What Went Wrong For BYU Basketball In First Round Exit Against UCLA
INDIANAPOLIS, Indiana – From the opening tip-off to the final horn, Saturday’s First Round tilt at Hinkle Fieldhouse, BYU had no answers for UCLA.
The Bruins were a team that entered the NCAA Tournament on a four-game losing streak. But they are now playing some of their basketball under head coach Mick Cronin. What went wrong for BYU? Saturday’s game was only the third time BYU scored less than 65 points in a game. To have one of those low-scoring games in the NCAA Tournament will end your season in a hurry.
Let’s take a look at what went wrong for BYU on Saturday night in Hinkle.
BYU made only three three-pointers in the entire game. The last make from three for BYU was at the 18:12 mark of the second half from Alex Barcello to cut the deficit to 11. After that, BYU didn’t hit a single three the rest of the night.

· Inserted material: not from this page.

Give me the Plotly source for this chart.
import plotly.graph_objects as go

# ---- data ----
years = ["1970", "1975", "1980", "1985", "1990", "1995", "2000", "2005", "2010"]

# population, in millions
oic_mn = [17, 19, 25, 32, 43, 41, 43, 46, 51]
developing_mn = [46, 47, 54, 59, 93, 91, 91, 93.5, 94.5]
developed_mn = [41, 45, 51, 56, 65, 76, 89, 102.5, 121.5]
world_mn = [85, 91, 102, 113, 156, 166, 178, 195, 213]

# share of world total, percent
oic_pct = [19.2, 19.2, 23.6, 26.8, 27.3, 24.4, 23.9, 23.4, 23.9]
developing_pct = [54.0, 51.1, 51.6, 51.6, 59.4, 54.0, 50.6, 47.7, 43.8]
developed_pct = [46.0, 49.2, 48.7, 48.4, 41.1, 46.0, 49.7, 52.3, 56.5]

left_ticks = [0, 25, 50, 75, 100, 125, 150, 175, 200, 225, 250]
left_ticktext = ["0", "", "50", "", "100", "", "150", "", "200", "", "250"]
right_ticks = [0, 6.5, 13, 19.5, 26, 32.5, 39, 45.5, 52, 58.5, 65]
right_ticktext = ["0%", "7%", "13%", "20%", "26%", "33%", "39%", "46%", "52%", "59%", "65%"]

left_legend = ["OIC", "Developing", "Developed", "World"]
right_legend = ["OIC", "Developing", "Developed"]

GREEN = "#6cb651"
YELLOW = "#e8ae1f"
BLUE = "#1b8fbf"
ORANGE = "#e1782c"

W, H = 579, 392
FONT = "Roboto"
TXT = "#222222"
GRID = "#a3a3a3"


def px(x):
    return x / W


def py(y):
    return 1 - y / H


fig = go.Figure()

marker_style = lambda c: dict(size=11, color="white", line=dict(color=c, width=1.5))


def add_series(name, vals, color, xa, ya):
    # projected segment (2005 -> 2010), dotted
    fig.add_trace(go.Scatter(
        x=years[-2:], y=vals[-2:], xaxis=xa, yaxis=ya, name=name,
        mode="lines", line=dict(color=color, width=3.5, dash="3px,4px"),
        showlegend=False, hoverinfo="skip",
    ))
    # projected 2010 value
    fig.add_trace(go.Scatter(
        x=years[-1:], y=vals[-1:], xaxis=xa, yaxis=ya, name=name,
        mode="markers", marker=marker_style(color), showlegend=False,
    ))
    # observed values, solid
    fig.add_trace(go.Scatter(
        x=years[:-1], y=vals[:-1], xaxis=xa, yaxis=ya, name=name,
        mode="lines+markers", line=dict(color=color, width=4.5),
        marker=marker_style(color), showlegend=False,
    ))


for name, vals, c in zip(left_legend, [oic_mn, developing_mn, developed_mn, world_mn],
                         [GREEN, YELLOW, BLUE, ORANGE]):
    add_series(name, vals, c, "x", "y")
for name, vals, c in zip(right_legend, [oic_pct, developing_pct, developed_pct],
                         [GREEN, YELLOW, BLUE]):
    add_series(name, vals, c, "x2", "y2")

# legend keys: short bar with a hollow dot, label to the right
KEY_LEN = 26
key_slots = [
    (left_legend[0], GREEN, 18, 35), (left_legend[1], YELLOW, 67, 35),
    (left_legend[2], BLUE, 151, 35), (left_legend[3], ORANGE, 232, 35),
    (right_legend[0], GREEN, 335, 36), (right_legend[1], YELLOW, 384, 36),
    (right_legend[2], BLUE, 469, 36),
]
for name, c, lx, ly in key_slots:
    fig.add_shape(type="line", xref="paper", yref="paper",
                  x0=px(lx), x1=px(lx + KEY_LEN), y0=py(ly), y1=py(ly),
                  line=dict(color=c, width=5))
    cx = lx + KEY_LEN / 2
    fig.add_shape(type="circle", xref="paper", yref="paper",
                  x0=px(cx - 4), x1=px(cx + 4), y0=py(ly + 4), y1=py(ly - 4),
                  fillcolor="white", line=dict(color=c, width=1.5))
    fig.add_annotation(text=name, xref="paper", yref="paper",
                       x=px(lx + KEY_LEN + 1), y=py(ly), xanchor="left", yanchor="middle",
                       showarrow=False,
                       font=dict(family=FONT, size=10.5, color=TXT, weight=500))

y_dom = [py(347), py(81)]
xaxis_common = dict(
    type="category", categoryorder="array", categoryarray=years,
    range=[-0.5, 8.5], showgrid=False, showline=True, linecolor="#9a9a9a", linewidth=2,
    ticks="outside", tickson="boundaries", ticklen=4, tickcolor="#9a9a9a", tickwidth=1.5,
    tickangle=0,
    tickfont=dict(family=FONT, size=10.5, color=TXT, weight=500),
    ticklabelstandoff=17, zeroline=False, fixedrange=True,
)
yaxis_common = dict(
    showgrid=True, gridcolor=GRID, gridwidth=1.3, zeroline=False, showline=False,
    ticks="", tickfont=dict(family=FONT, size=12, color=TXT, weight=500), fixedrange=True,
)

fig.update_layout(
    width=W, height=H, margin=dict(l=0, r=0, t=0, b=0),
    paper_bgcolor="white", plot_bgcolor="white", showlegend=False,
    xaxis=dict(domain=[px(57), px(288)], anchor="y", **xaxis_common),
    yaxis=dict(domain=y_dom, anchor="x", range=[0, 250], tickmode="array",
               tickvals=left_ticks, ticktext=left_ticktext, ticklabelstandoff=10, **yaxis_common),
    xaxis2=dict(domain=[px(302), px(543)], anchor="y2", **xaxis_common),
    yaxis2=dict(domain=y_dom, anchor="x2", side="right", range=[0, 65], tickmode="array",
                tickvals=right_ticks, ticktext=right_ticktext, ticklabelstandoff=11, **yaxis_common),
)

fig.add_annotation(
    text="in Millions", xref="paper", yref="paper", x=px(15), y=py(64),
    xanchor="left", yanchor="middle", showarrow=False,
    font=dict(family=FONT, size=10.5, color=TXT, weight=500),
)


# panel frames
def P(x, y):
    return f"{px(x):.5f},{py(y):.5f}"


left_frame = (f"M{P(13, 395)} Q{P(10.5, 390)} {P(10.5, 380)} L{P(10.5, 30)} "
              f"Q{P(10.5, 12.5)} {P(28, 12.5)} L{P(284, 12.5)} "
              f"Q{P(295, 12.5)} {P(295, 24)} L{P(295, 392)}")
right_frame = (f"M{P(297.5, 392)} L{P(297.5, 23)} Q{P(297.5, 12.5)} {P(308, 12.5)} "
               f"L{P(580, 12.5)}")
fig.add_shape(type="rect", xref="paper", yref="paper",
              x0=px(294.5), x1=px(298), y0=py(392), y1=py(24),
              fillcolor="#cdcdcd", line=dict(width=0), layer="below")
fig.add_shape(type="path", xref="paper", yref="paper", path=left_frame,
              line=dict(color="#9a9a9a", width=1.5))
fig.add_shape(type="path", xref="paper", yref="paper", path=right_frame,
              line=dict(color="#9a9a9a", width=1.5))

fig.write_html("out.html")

Sometimes we overthink the games a little bit, but really it’s a game of making shots. BYU could not harness some of that energy they had against Gonzaga in the first half of the WCC Tournament title game. This team showed the ability to win games without the three falling. But in an NCAA Tournament, that was going to be hard to overcome. Especially with an uncharacteristic 18 percent from the field.
Never made the big run
Midway through the first half, Brandon Averette knocked down a three; then Spencer Johnson forced a steal on Juzang. It felt like the tide was turning for BYU at that moment. But UCLA then answered.

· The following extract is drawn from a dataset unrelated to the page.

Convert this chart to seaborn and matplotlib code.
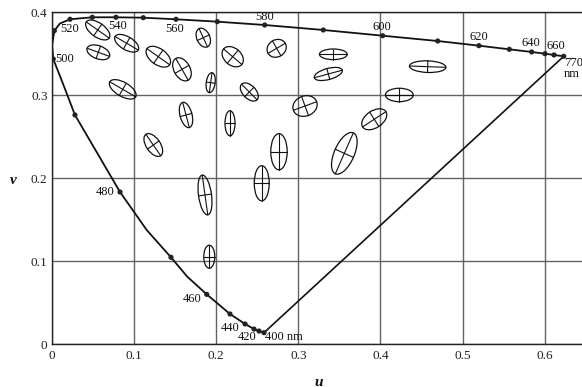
import numpy as np
import pandas as pd
import matplotlib
matplotlib.use("Agg")
import matplotlib.pyplot as plt
from matplotlib.patches import Ellipse
import seaborn as sns

# Spectral locus points (dots), from 400 nm to 770 nm
locus_u = [0.2583, 0.2522, 0.2461, 0.2352, 0.2169, 0.1886, 0.1451, 0.0831, 0.0283,
           0.0019, 0.0032, 0.0223, 0.0494, 0.0782, 0.1114, 0.1512, 0.2015, 0.2591,
           0.3304, 0.4027, 0.4696, 0.5198, 0.5567, 0.5839, 0.6001, 0.6111, 0.6229]
locus_v = [0.0140, 0.0160, 0.0184, 0.0245, 0.0365, 0.0602, 0.1048, 0.1835, 0.2763,
           0.3437, 0.3778, 0.3916, 0.3940, 0.3940, 0.3935, 0.3916, 0.3887, 0.3847,
           0.3787, 0.3718, 0.3654, 0.3598, 0.3554, 0.3522, 0.3501, 0.3486, 0.3470]

# Extra curve points (no dot) read from the picture where the locus bends
bend_u = [0.1650, 0.1156, 0.0135, 0.0005, 0.0100]
bend_v = [0.0814, 0.1377, 0.3145, 0.3600, 0.3865]
bend_after = [5, 6, 8, 9, 10]   # inserted after these locus indices

# Wavelength labels
wl_labels = ["400 nm", "420", "440", "460", "480", "500", "520", "540", "560",
             "580", "600", "620", "640", "660", "770", "nm"]
wl_u = [0.2595, 0.2494, 0.2290, 0.1825, 0.0770, 0.0040, 0.0100, 0.0806, 0.1490,
        0.2595, 0.4015, 0.5200, 0.5827, 0.6135, 0.6230, 0.6230]
wl_v = [0.0090, 0.0090, 0.0200, 0.0540, 0.1840, 0.3440, 0.3800, 0.3835, 0.3795,
        0.3940, 0.3820, 0.3700, 0.3627, 0.3594, 0.3385, 0.3255]
wl_ha = ["left", "right", "right", "right", "right", "left", "left", "center", "center",
         "center", "center", "center", "center", "center", "left", "left"]

# MacAdam ellipses: centre (u, v), semi-major, semi-minor, angle (deg)
ell_u = [0.0560, 0.0912, 0.0567, 0.0864, 0.1297, 0.1585, 0.1844, 0.1934, 0.2202,
         0.2404, 0.1634, 0.2169, 0.3082, 0.3365, 0.2765, 0.2555, 0.1865, 0.1917,
         0.3560, 0.3924, 0.4229, 0.4574, 0.3426, 0.2737, 0.1236]
ell_v = [0.3787, 0.3627, 0.3518, 0.3072, 0.3465, 0.3313, 0.3694, 0.3152, 0.3465,
         0.3040, 0.2763, 0.2663, 0.2871, 0.3257, 0.2320, 0.1940, 0.1799, 0.1055,
         0.2301, 0.2711, 0.3004, 0.3345, 0.3494, 0.3566, 0.2401]
ell_a = [0.0170, 0.0163, 0.0145, 0.0182, 0.0169, 0.0151, 0.0121, 0.0121, 0.0145,
         0.0133, 0.0157, 0.0151, 0.0151, 0.0176, 0.0218, 0.0212, 0.0242, 0.0139,
         0.0270, 0.0169, 0.0169, 0.0222, 0.0169, 0.0121, 0.0157]
ell_b = [0.0085, 0.0079, 0.0079, 0.0085, 0.0097, 0.0097, 0.0079, 0.0054, 0.0103,
         0.0079, 0.0073, 0.0061, 0.0121, 0.0067, 0.0100, 0.0091, 0.0079, 0.0067,
         0.0121, 0.0103, 0.0081, 0.0070, 0.0064, 0.0103, 0.0085]
ell_ang = [-35, -30, -20, -30, -35, -60, -65, 82, -40,
           -45, 105, 90, 20, 15, 90, 90, 98, 90,
           66, 33, 0, -2, 0, 30, -55]

x_ticks = [0, 0.1, 0.2, 0.3, 0.4, 0.5, 0.6]
x_tick_labels = ["0", "0.1", "0.2", "0.3", "0.4", "0.5", "0.6"]
y_ticks = [0, 0.1, 0.2, 0.3, 0.4]
y_tick_labels = ["0", "0.1", "0.2", "0.3", "0.4"]

sns.set_theme(style="white")
plt.rcParams['font.family'] = ['Liberation Serif', 'DejaVu Serif']

W, H = 582, 387
fig = plt.figure(figsize=(W / 100, H / 100), dpi=100)
ax = fig.add_axes([51.7 / W, (H - 344.3) / H, (W - 51.7) / W, (344.3 - 12.3) / H])

ax.set_xlim(0, (W - 51.7) / 822)
ax.set_ylim(0, 0.4)

# grid
ax.set_xticks(x_ticks)
ax.set_yticks(y_ticks)
ax.set_xticklabels(x_tick_labels)
ax.set_yticklabels(y_tick_labels)
ax.grid(True, color="#626262", linewidth=1.0)
ax.set_axisbelow(True)
ax.tick_params(axis="both", length=0, labelsize=9.5, colors="#222222")
ax.tick_params(axis="x", pad=4)
ax.tick_params(axis="y", pad=3)
for s in ["left", "bottom", "top"]:
    ax.spines[s].set_color("#222222")
    ax.spines[s].set_linewidth(1.0)
ax.spines["right"].set_visible(False)

# spectral locus curve (dots plus bend points)
cu, cv = [], []
for i in range(len(locus_u)):
    cu.append(locus_u[i]); cv.append(locus_v[i])
    if i in bend_after:
        k = bend_after.index(i)
        cu.append(bend_u[k]); cv.append(bend_v[k])
curve = pd.DataFrame({"u": cu, "v": cv})
sns.lineplot(data=curve, x="u", y="v", sort=False, estimator=None, color="#111111",
             linewidth=1.3, ax=ax)

# purple line
purple = pd.DataFrame({"u": [locus_u[0], locus_u[-1]], "v": [locus_v[0], locus_v[-1]]})
sns.lineplot(data=purple, x="u", y="v", sort=False, estimator=None, color="#111111",
             linewidth=1.2, ax=ax)

dots = pd.DataFrame({"u": locus_u, "v": locus_v})
sns.scatterplot(data=dots, x="u", y="v", s=14, color="#222222", edgecolor="none",
                ax=ax, zorder=5)

# ellipses with crosses
for u, v, a, b, ang in zip(ell_u, ell_v, ell_a, ell_b, ell_ang):
    e = Ellipse((u, v), 2 * a, 2 * b, angle=ang, fill=False, edgecolor="#111111",
                linewidth=0.9, zorder=4)
    ax.add_patch(e)
    t = np.deg2rad(ang)
    ca, sa = np.cos(t), np.sin(t)
    ax.plot([u - a * ca, u + a * ca], [v - a * sa, v + a * sa], color="#111111",
            linewidth=0.8, zorder=4)
    ax.plot([u + b * sa, u - b * sa], [v - b * ca, v + b * ca], color="#111111",
            linewidth=0.8, zorder=4)

for lab, u, v, ha in zip(wl_labels, wl_u, wl_v, wl_ha):
    ax.text(u, v, lab, ha=ha, va="center", fontsize=9, color="#111111", zorder=6)

ax.set_xlabel("")
ax.set_ylabel("")
fig.text(319 / W, (H - 382) / H, "u", ha="center", va="center", fontsize=11,
         style="italic", weight="bold", color="#111111")
fig.text(13 / W, (H - 180) / H, "v", ha="center", va="center", fontsize=11,
         style="italic", weight="bold", color="#111111")

fig.savefig("out.png", dpi=100)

In the second half, BYU trimmed down the UCLA lead to four, but at the next media stoppage, the Bruins were back up by 11. After digging themselves out of a little bit of the hole, getting sent back into a double-digit hole put the Cougars down for good.
Lack of a “go-to guy” hurt BYU
There is a precedent for how BYU makes NCAA Tournament runs. The Cougars go deep in March when they have the nation’s best player (Danny Ainge, Jimmer Fredette). Sounds extreme, but with 30 NCAA Tournament appearances, that’s the reality for BYU.
Coming into the season, BYU had a deep roster with so many different options. But the big question was, who would be the go-to guy? That question reared its ugly face again tonight. BYU needed someone to put the game on their back, similar to what Johnny Juzang did in the first half for UCLA. The lack of that presence did not help BYU’s chances.
Second Chance Points
UCLA’s Jaime Jaquez has been a difference-maker for the Bruins in their first two NCAA games, especially on the offensive glass. Jaquez’s offensive board against Michigan State late in regulation won the game for UCLA. On Saturday night, he came up with multiple possessions leading to second-chance scores against BYU.
BYU ended the night minus-six on second-chance points. Eliminate those points, and it’s a two-possession ball game, with possibly a different outlook and feel in the final minutes.